Richard Keller on: U.S. surpasses one million COVID deaths.
Richard Keller is a professor of medical history and bioethics. He is available for interviews about the U.S. surpassing one million deaths attributable to COVID-19 and what it says about U.S. public health strategy.
Tiffany Green on: Who will be most impacted if Roe v. Wade is overturned?
Tiffany Green is an assistant professor in the departments of population health sciences and obstetrics and gynecology. She is an expert on the causes and consequences of racial and ethnic disparities in reproductive health. Green can discuss the evidence for who is most likely to be affected if Roe v. Wade is overturned.
Green says, "The overwhelming thrust of the evidence is that this is going to negatively impact women and other pregnant people’s economic prospects, their mental health, their physical health, and ultimately their lives. The end of Roe v. Wade is likely going to have devastating fallout.”
Beth Olson on: Baby formula shortage
Beth Olson, associate professor in the Department of Nutritional Sciences is available for interviews about how families an cope with the baby formula shortage.
Olson says, "Any families unable to find formula for their baby should call their baby’s health care provider to help them make the best decisions they can for feeding their baby. If families participate in the Women, Infant and Children (WIC) Program, they can contact them for help, as well. There may be alternate places to obtain formula or different formulas which may be okay for their baby. Never water down formula, and the American Academy of Pediatrics says don’t make homemade formula. Both of these things may be dangerous for babies’ health."
Jeff Sindelar on: Meat safety tips for grilling season
Jeff Sindelar is an expert in meat science and food safety in the College of Agricultural and Life Sciences. As grilling season swings into high gear, Sindelar can share advice for how to cook meats safely on the grill.
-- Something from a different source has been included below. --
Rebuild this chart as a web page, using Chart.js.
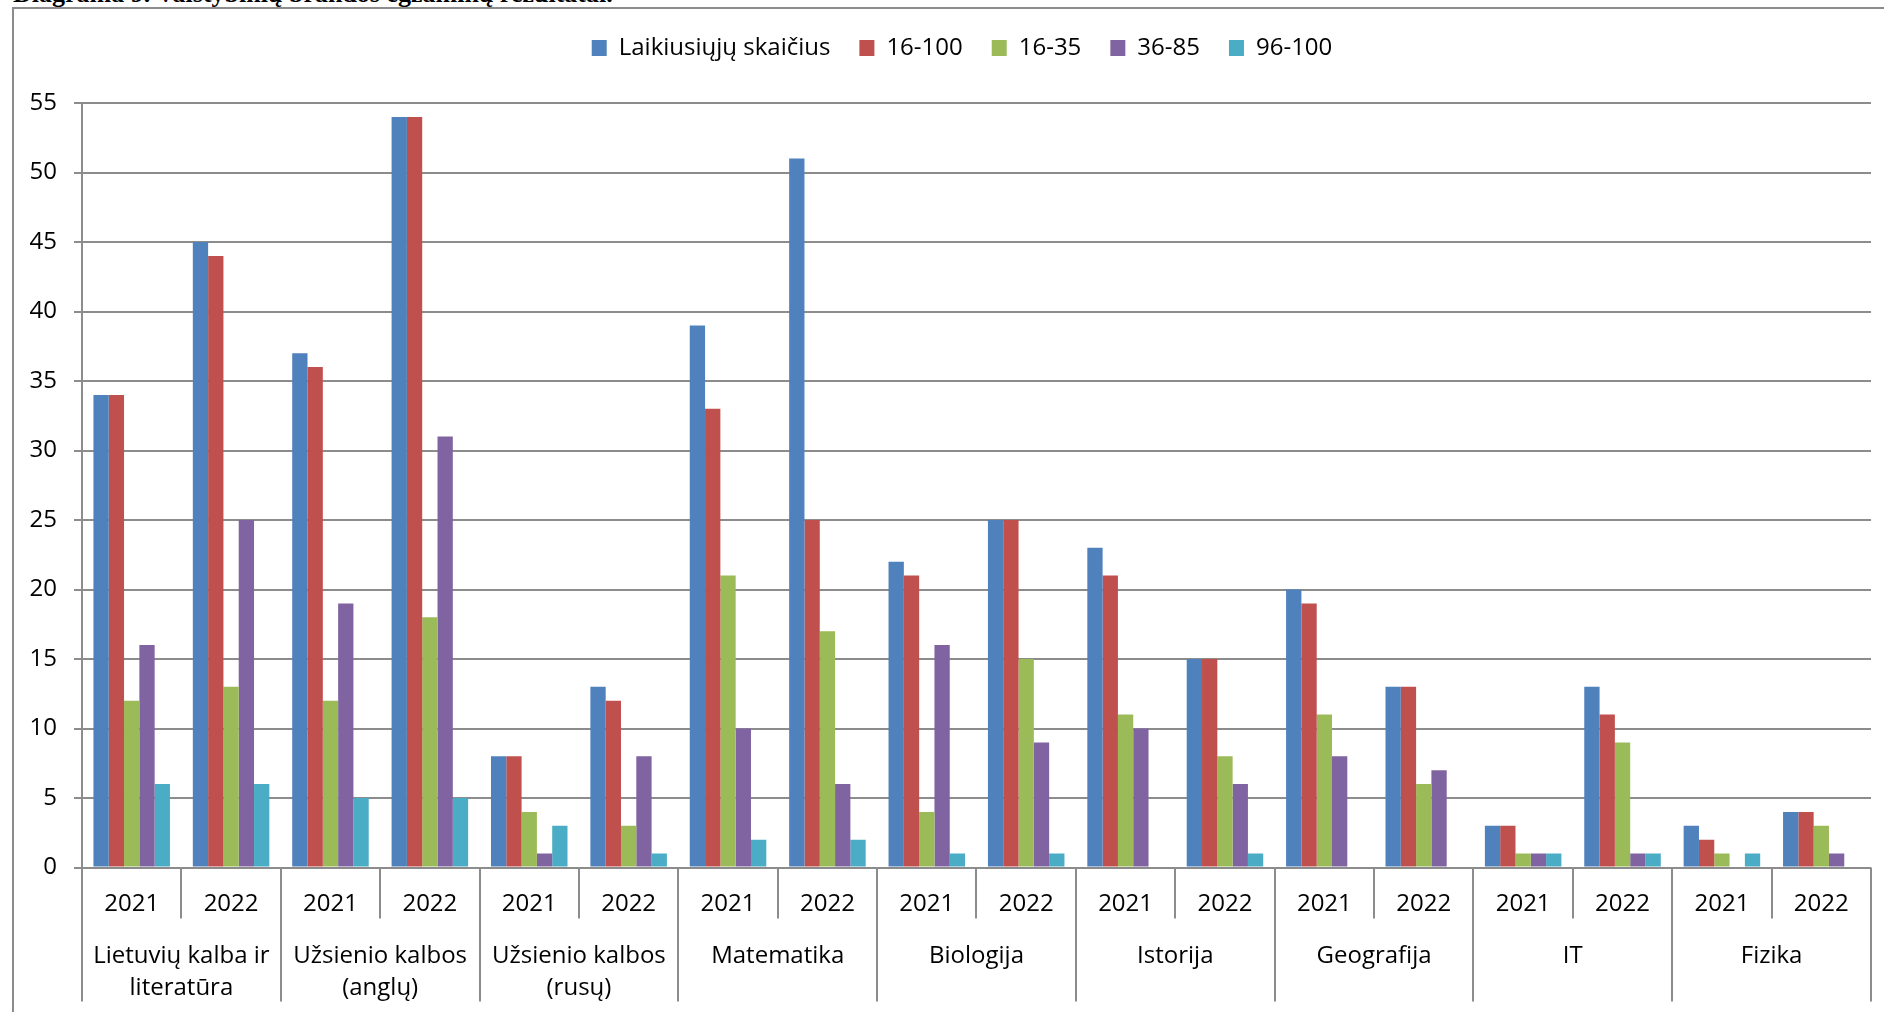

Susan Carpenter on: How to support pollinators
Susan Carpenter. an expert on bumblebee conservation, is available for interviews about how to support habitat for pollinators like bees this spring. She can also discuss the No Mow May movement, which urges people to leave their lawns unmowed in May to help pollinators.
Jenny Higgins on: Roe v. Wade
The Supreme Court has voted to overturn abortion rights, according to a draft opinion obtained by Politico. The final opinion has not been released and votes and language can change before opinions are formally released. The opinion in this case is not expected to be published until late June.
Jenny Higgins, professor of obstetrics and gynecology and director of the Collaborative for Reproductive Equity at the School of Medicine and Public Health, can discuss.
"The overturning of Roe v. Wade, as this draft suggests will almost certainly occur, will severely if not entirely restrict abortion services in Wisconsin," Higgins says. "Research suggests that the denial of desired abortion services will have serious repercussions for Wisconsinites forced to carry unwanted pregnancies to term. Potential impacts include greater likelihood of staying in abusive relationships, lower likelihood of completing postsecondary education or achieving aspirational life goals, and greater likelihood of experience persistent adverse economic consequences."
Other experts available:
R. Alta Charo, emerita professor of law and bioethics.
Miriam Seifter is an associate professor law. Seifter is available for interviews to discuss Wisconsin state law regarding abortions.